Its the place where I see it, so naturally the place where I take action.

> - The GFDL documentation is not part of the binary packages.  The *primary*
>   use of the debian/copyright is to document the license of the binary
>   packages, where users don't have the full source code to hand in order to
>   check licenses directly.  It has never been a Debian *policy* to require
>   documenting the licenses of extraneous files in the source package that
>   don't contribute to the copyright status of the binary packages.  While it
>   may be helpful to some subset of users who are working with the source, it
>   also clutters the copyright file in the binary package with information
>   that is not relevant to users of those binary packages.  This is
>   equivalent to requiring listing the GPL for all packages that include a
>   copy of config.sub, and should not be the policy.
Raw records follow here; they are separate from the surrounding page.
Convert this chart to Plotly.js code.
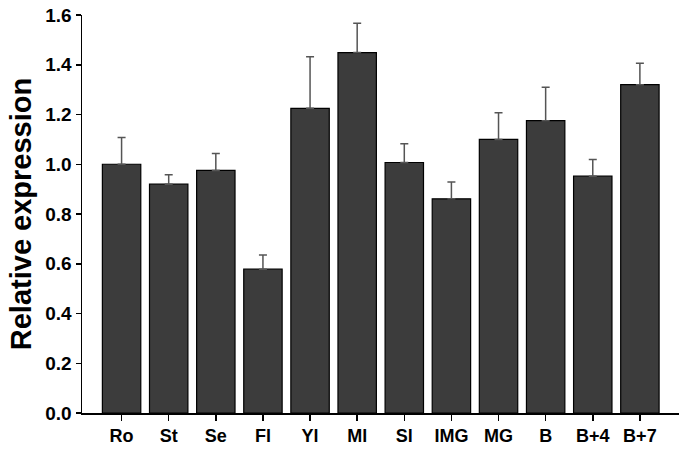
<!DOCTYPE html>
<html>
<head>
<meta charset="utf-8">
<script src="https://cdn.plot.ly/plotly-3.0.1.min.js"></script>
<style>html,body{margin:0;padding:0;background:#fff;}#chart{width:686px;height:451px;}</style>
</head>
<body>
<div id="chart"></div>
<script>
const categories = ["Ro", "St", "Se", "Fl", "Yl", "Ml", "Sl", "IMG", "MG", "B", "B+4", "B+7"];
const values = [1.00, 0.92, 0.975, 0.578, 1.225, 1.449, 1.007, 0.861, 1.100, 1.175, 0.952, 1.320];
const errors = [0.108, 0.038, 0.068, 0.057, 0.207, 0.118, 0.075, 0.068, 0.107, 0.135, 0.067, 0.086];
const yTicks = [0, 0.2, 0.4, 0.6, 0.8, 1.0, 1.2, 1.4, 1.6];

const font = "Liberation Sans, Arial, sans-serif";

Plotly.newPlot("chart", [{
  type: "bar",
  x: categories,
  y: values,
  width: 0.815,
  marker: {color: "#3c3c3c", line: {color: "#000000", width: 1.2}},
  error_y: {
    type: "data",
    array: errors,
    arrayminus: errors.map(() => 0),
    symmetric: false,
    color: "#555555",
    thickness: 1.5,
    width: 4
  },
  hoverinfo: "none"
}], {
  width: 686,
  height: 451,
  margin: {l: 82, r: 7, t: 15, b: 38},
  paper_bgcolor: "#ffffff",
  plot_bgcolor: "#ffffff",
  showlegend: false,
  xaxis: {
    type: "category",
    range: [-0.84, 11.83],
    showline: true,
    linecolor: "#000000",
    linewidth: 1.5,
    ticks: "outside",
    ticklen: 6,
    tickwidth: 1.5,
    tickcolor: "#000000",
    showgrid: false,
    zeroline: false,
    tickfont: {family: font, size: 18, color: "#000000", weight: "bold"}
  },
  yaxis: {
    range: [0, 1.6],
    tickvals: yTicks,
    ticktext: yTicks.map(v => v.toFixed(1)),
    showline: true,
    linecolor: "#000000",
    linewidth: 1.5,
    ticks: "outside",
    ticklen: 5,
    tickwidth: 1.5,
    tickcolor: "#000000",
    showgrid: false,
    zeroline: false,
    tickfont: {family: font, size: 19, color: "#000000", weight: "bold"},
    title: {text: "Relative expression", font: {family: font, size: 29, color: "#000000", weight: "bold"}, standoff: 5}
  }
}, {staticPlot: true});
</script>
</body>
</html>
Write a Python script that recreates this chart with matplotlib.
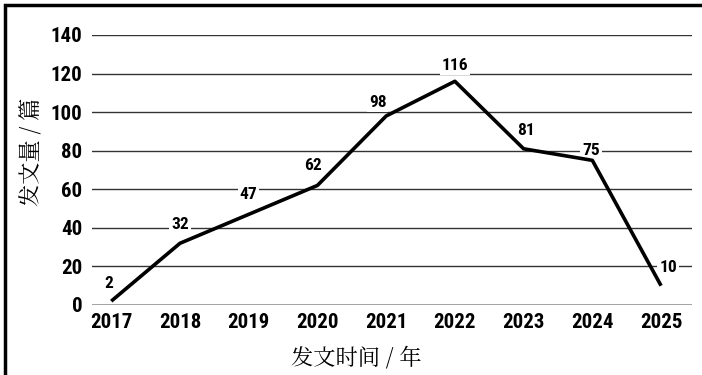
import matplotlib
matplotlib.use("Agg")
import matplotlib.pyplot as plt
from matplotlib.patches import Rectangle

years = [2017, 2018, 2019, 2020, 2021, 2022, 2023, 2024, 2025]
counts = [2, 32, 47, 62, 98, 116, 81, 75, 10]
yticks = [0, 20, 40, 60, 80, 100, 120, 140]

# label offsets in points (dx, dy)
offsets = [(-2, 7), (0, 8), (0, 9), (-3, 9), (-6, 4), (0, 6), (2, 8), (-1, 2), (5, 8)]

num_font = ["Roboto Condensed", "Liberation Sans", "DejaVu Sans"]
cjk_font = ["Noto Serif CJK JP", "Noto Serif CJK SC", "Noto Sans CJK SC", "DejaVu Sans"]

fig = plt.figure(figsize=(7.02, 3.75), dpi=100)
ax = fig.add_axes([92 / 702, 1 - 305 / 375, 600 / 702, 270 / 375])

for y in yticks[1:]:
    ax.axhline(y, color="#333333", lw=1.0, zorder=1)
ax.axhline(0, color="#888888", lw=1.8, zorder=1)

ax.plot(years, counts, color="black", lw=2.6, zorder=3, solid_capstyle="butt")

for x, y, (dx, dy) in zip(years, counts, offsets):
    ax.annotate(str(y), (x, y), xytext=(dx, dy), textcoords="offset points",
                ha="center", va="bottom", fontsize=12.5, fontweight="bold",
                family=num_font, zorder=2,
                bbox=dict(boxstyle="square,pad=0.1", fc="white", ec="none"))

ax.set_xlim(2016.72, 2025.45)
ax.set_ylim(0, 140)
ax.set_xticks(years)
ax.set_yticks(yticks)
ax.tick_params(length=0)
ax.tick_params(axis="y", pad=7)
ax.tick_params(axis="x", pad=6)
for lab in ax.get_xticklabels() + ax.get_yticklabels():
    lab.set_family(num_font)
    lab.set_fontweight("bold")
    lab.set_fontsize(15)
for s in ax.spines.values():
    s.set_visible(False)

ax.set_ylabel("发文量 / 篇", family=cjk_font, fontsize=16)
ax.set_xlabel("发文时间 / 年", family=cjk_font, fontsize=16)
ax.yaxis.set_label_coords(-0.1, 0.567)
ax.xaxis.set_label_coords(0.44, -0.196)
ax.xaxis.label.set_va("center")
ax.yaxis.label.set_va("center")

fig.patches.append(Rectangle((5 / 702, -0.1), 1.2, 1 - 5 / 375 + 0.1,
                             transform=fig.transFigure, fill=False,
                             ec="black", lw=2.5))

fig.savefig("out.png", dpi=100)
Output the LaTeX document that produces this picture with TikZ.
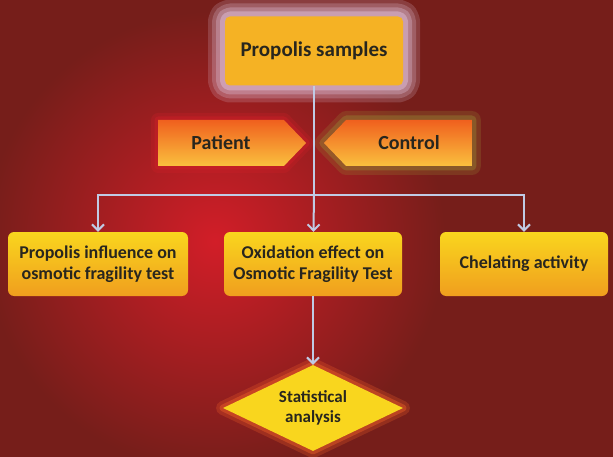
\documentclass[tikz,border=0pt]{standalone}
\usepackage{fontspec}
\setmainfont{Carlito}
\usepackage{tikz}
\usetikzlibrary{positioning,shapes,arrows.meta,shadows}
\definecolor{bgred}{RGB}{118,30,26}
\definecolor{blobred}{RGB}{210,30,40}
\definecolor{lineblue}{RGB}{192,202,228}
\definecolor{headfill}{RGB}{245,178,36}
\definecolor{boxtop}{RGB}{249,214,30}
\definecolor{boxbot}{RGB}{240,158,30}
\definecolor{tagtop}{RGB}{240,96,30}
\definecolor{tagbot}{RGB}{250,192,62}
\definecolor{ink}{RGB}{40,38,30}
\definecolor{haze}{RGB}{222,190,214}
\definecolor{olive}{RGB}{150,130,50}
\definecolor{ember}{RGB}{245,100,40}
\tikzstyle{head}=[%
      rectangle, rounded corners=5pt, fill=headfill, text=ink, line join=round,
      preaction={draw=haze, line width=34pt, opacity=.2},
      preaction={draw=haze, line width=26pt, opacity=.25},
      preaction={draw=haze, line width=18pt, opacity=.35},
      preaction={draw=haze, line width=10pt, opacity=.5},
      minimum width=178pt, minimum height=69pt, inner sep=0pt,
      font=\fontsize{21}{25}\selectfont\bfseries
]
\tikzstyle{tag}=[%
      signal, signal pointer angle=92, top color=tagtop, bottom color=tagbot, text=ink,
      minimum width=148pt, minimum height=46pt, inner sep=0pt, line join=round,
      font=\fontsize{20}{24}\selectfont\bfseries
]
\tikzstyle{test}=[%
      rectangle, rounded corners=6pt, top color=boxtop, bottom color=boxbot, text=ink,
      minimum height=64pt, inner sep=0pt, align=center,
      font=\fontsize{18}{21}\selectfont\bfseries
]
\tikzstyle{stats}=[%
      diamond, aspect=2.1, fill=boxtop, text=ink, align=center, line join=round,
      preaction={draw=ember, line width=14pt, opacity=.25},
      preaction={draw=ember, line width=7pt, opacity=.4},
      minimum width=180pt, minimum height=86pt, inner sep=0pt,
      font=\fontsize{17}{20}\selectfont\bfseries
]
\begin{document}
\begin{tikzpicture}[x=1pt, y=1pt,
    arr/.style={draw=lineblue, line width=2pt, -{Straight Barb[length=6pt,width=12pt]}}
  ]
    \useasboundingbox (0,0) rectangle (613,456);
    \fill[bgred] (-5,-5) rectangle (618,461);
    \shade[inner color=blobred, outer color=bgred] (215,215) circle (230);

    \node[head]                                (samples) at (314,405) {Propolis samples};
    \node[tag, signal to=east,
          preaction={draw=blobred, line width=14pt, opacity=.25},
          preaction={draw=blobred, line width=7pt, opacity=.4}]  (patient) at (221,313) {Patient};
    \node[tag, signal to=west,
          preaction={draw=olive, line width=18pt, opacity=.25},
          preaction={draw=olive, line width=9pt, opacity=.45}]   (control) at (409,313) {Control};
    \coordinate (split) at (314,261);
    \node[test, minimum width=180pt]           (influence) at (98,192)  {Propolis influence on\\osmotic fragility test};
    \node[test, minimum width=178pt]           (oxidation) at (313,192) {Oxidation effect on\\Osmotic Fragility Test};
    \node[test, minimum width=168pt]           (chelating) at (524,192) {Chelating activity};
    \node[stats]                               (analysis)  at (313,48)  {Statistical\\analysis};

    \draw[draw=lineblue, line width=2pt] (samples) -- (split);
    \draw[arr] (split) -| (influence);
    \draw[arr] (split) -- (oxidation);
    \draw[arr] (split) -| (chelating);
    \draw[arr] (oxidation) -- (analysis);
  \end{tikzpicture}
\end{document}
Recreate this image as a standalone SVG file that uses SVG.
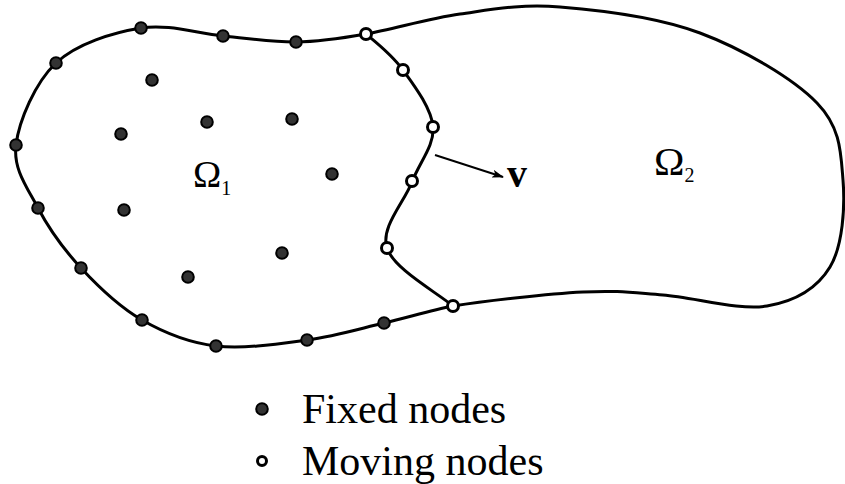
<svg xmlns="http://www.w3.org/2000/svg" width="845" height="484" viewBox="0 0 845 484">
<style>
.bd{fill:none;stroke:#000;stroke-width:3;stroke-linejoin:round;stroke-linecap:round}
.fx{fill:#333;stroke:#000;stroke-width:2}
.mv{fill:#fff;stroke:#000;stroke-width:3}
.t{font-family:"Liberation Serif","Times New Roman",serif;fill:#000}
</style>
<defs>
<marker id="ah" viewBox="0 0 12 8" refX="11" refY="4" markerWidth="12" markerHeight="8" markerUnits="userSpaceOnUse" orient="auto">
<path d="M0,0 L12,4 L0,8 L3,4 Z" fill="#000"/>
</marker>
</defs>
<g id="connectors">
<path id="omega1-boundary" class="bd" d="M366,34 C340.3,38.5 319.8,41.7 296,42 C272.2,42.3 248.8,38.3 223,36 C197.2,33.7 168.8,23.5 141,28 C113.2,32.5 76.8,43.5 56,63 C35.2,82.5 19,120.8 16,145 C13,169.2 27.2,187.5 38,208 C48.8,228.5 63.7,249.3 81,268 C98.3,286.7 119.5,307 142,320 C164.5,333 188.5,342.7 216,346 C243.5,349.3 279,343.8 307,340 C335,336.2 359.7,328.7 384,323 C408.3,317.3 430.8,310.3 453,306"/>
<path id="interface" class="bd" d="M453,306 C434.2,290.7 393.8,268.7 387,248 C380.2,227.3 404.3,202.2 412,182 C419.7,161.8 434.5,145.7 433,127 C431.5,108.3 414.2,85.5 403,70 C391.8,54.5 378.2,44 366,34"/>
<path id="omega2-boundary" class="bd" d="M366,34 C393.3,29.3 427.7,18.5 460,14 C492.3,9.5 520,3.8 560,7 C600,10.2 657.2,17 700,33 C742.8,49 793.2,78.5 817,103 C840.8,127.5 840.8,152.7 843,180 C845.2,207.3 842.7,246 830,267 C817.3,288 794.8,301.3 767,306 C739.2,310.7 693.7,297.3 663,295 C632.3,292.7 618,290.2 583,292 C548,293.8 486.2,300.8 453,306"/>
<line id="velocity" x1="435" y1="155" x2="503" y2="177" stroke="#000" stroke-width="2" marker-end="url(#ah)"/>
</g>
<g id="fixed-nodes">
<circle class="fx" cx="296" cy="42" r="5.8"/>
<circle class="fx" cx="223" cy="36" r="5.8"/>
<circle class="fx" cx="141" cy="28" r="5.8"/>
<circle class="fx" cx="56" cy="63" r="5.8"/>
<circle class="fx" cx="16" cy="145" r="5.8"/>
<circle class="fx" cx="38" cy="208" r="5.8"/>
<circle class="fx" cx="81" cy="268" r="5.8"/>
<circle class="fx" cx="142" cy="320" r="5.8"/>
<circle class="fx" cx="216" cy="346" r="5.8"/>
<circle class="fx" cx="307" cy="340" r="5.8"/>
<circle class="fx" cx="384" cy="323" r="5.8"/>
<circle class="fx" cx="152" cy="80" r="5.8"/>
<circle class="fx" cx="207" cy="122" r="5.8"/>
<circle class="fx" cx="292" cy="119" r="5.8"/>
<circle class="fx" cx="121" cy="134" r="5.8"/>
<circle class="fx" cx="332" cy="174" r="5.8"/>
<circle class="fx" cx="124" cy="210" r="5.8"/>
<circle class="fx" cx="282" cy="253" r="5.8"/>
<circle class="fx" cx="188" cy="277" r="5.8"/>
</g>
<g id="moving-nodes">
<circle class="mv" cx="366" cy="34" r="5.5"/>
<circle class="mv" cx="403" cy="70" r="5.5"/>
<circle class="mv" cx="433" cy="127" r="5.5"/>
<circle class="mv" cx="412" cy="181" r="5.5"/>
<circle class="mv" cx="387" cy="248" r="5.5"/>
<circle class="mv" cx="453" cy="306" r="5.5"/>
</g>
<g id="labels">
<text class="t" x="193" y="187" font-size="38">Ω<tspan font-size="20" dy="8">1</tspan></text>
<text class="t" x="654" y="175" font-size="41">Ω<tspan font-size="20" dy="7">2</tspan></text>
<text class="t" x="507" y="187" font-size="40" font-weight="bold">v</text>
</g>
<g id="legend">
<circle class="fx" cx="262" cy="409" r="5.8"/>
<circle class="mv" cx="262" cy="461" r="4.5" stroke-width="2.5"/>
<text class="t" x="302" y="423" font-size="42">Fixed nodes</text>
<text class="t" x="302" y="475" font-size="42">Moving nodes</text>
</g>
</svg>
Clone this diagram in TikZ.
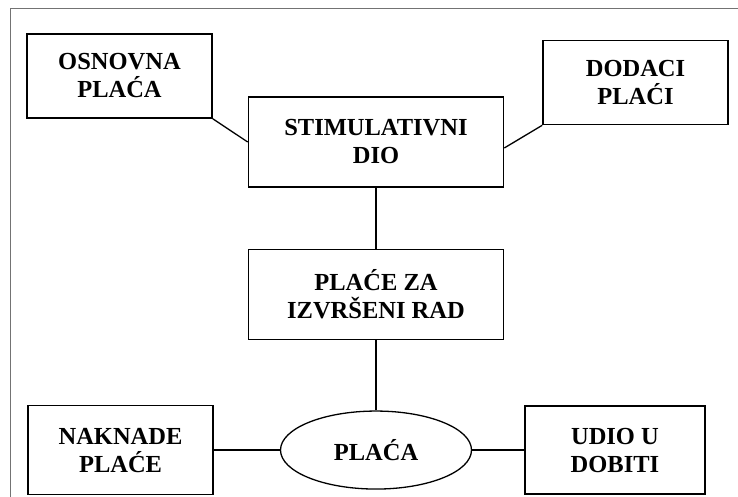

Its ftpmaster policy in NEW for, err, years now to list everything for
which we distribute files, which includes stuff in the source.
There are a few exceptions, as that would set too many packages
insta-buggy, like the config.* you mention.

> - The FreeTDS User Guide is licensed under GFDL 1.1 or any later version,
>   with no Invariant Sections, Front-Cover Texts, or Back Cover Texts.  I
>   would expect that if an ftpmaster were going to use this as grounds for a
>   package rejection, he would have verified this directly instead of
>   requiring maintainers to deal with false-positive rejects.

Its the maintainers job to check (and list) the licenses (and the
license options used) for their packages, not the ftpmasters. We just
check if they are there.

bye, Joerg
[GPG Keysigning stuff]
The web of thrust would become completely unthrustful.